Geçtiğimiz temmuz ayında Filistinli bir aileden üç kişinin hayatlarını kaybetmesiyle sonuçlanan kundaklama saldırısıyla ilgili tutuklanan iki Yahudi için savcı cinayet suçlamasında bulundu.
Kudüs’te yaşayan 21 yaşındaki Amiram Ben-Uliel, her üç cinayet için suçlanırken ayrıca başka bir evi de kundaklamaya çalışmaktan ve cinayete teşebbüsle de yargılanacak. Diğer yandan henüz reşit olmayan bir kişi de cinayetlere yardım ve yataklık etmekten mahkemeye çıkarılacak.
1 Aralık günü İsrail güvenlik teşkilatı Şin Bet tarafından ele geçirilen Ben-Uliel’in iddianamesinde sanığın, suçu haziran ayında Batı Şeria yakınlarında gerçekleşen Malachai Rosenfeld cinayetine misilleme olarak tek başına işlediğini söylediği belirtildi.
Ben-Uliel’in, 18 yaşından küçük birinden yardım aldığı, ikilinin kundaklamadan önce etraftaki kasabaları gezerek Duma’yı seçtikleri ve suçu planladıkları öğrenildi. İddianameye göre, ikili ayrıca yakınlardaki Majdal kasabasında da bir saldırı düzenleyerek yataklarındaki insanları öldürmeyi planlıyorlardı.
Devabişe ailesinin evine düzenlenen saldırının gecesinde, kendisine yardımcı olacak kişinin buluşma noktasına gelmemesi sonucunda Ben-Uliel kundaklamayı tek başına gerçekleştirmeye karar verdi. Saldıracağı evde insan olmasını hedefleyen kundakçı, yine de ilk yangın bombasını iki katlı boş bir eve fırlattı. Daha sonra Devabişe ailesinin bahçesinde hazırlık yapan Ben-Uriel, duvarları sprey boya ile boyayarak yazılar yazdı ve ardından elindeki yangın bombasını eve fırlattıktan sonra koşarak olay yerinden kaçtı.
Ailesinin en büyük oğlu olan Ben-Uliel, Karmei Zur adlı yerleşim bölgesinde büyüdü. Bölgenin hahamı olan babası Reuven, aynı zamanda Mechina Nokdim adlı dindar gençlerin orduya hazırlanmasıyla ilgili programda da din adamlığı yapıyordu. Geçen temmuz ayında öldürülen Filistinli genç Mohammad Abu Khdeir’in katilini kınayan mektubun altında Reuven’in de imzası bulunuyordu.
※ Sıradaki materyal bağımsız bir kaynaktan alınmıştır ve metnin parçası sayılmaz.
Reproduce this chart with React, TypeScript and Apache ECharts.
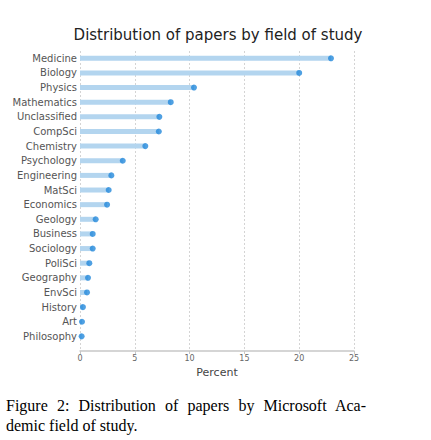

Ben-Uliel’in geçmişinde de kalabalık bir suç dosyası bulunuyor. Daha önceleri İsrail mahkemelerini tanımadığını ve geleneksel Yahudi kanunlarına göre yargılanmak istediğini söyleyen Ben-Uliel’in Duma olayının sonrasında hakkında uzaklaştırma emri olmayan tek şüpheli olması, kendisini Şin Bet’in gözünden kaçırmış olduğu söylentilerini beraberinde getirdi.
Diğer yandan Ben-Uliel’in ailesi bir video yayınlayarak oğullarının suçsuz olduğuna inandıklarını ve itiraflarına Şin Bet’in uyguladığı işkencelerin yol açtığını iddia etti.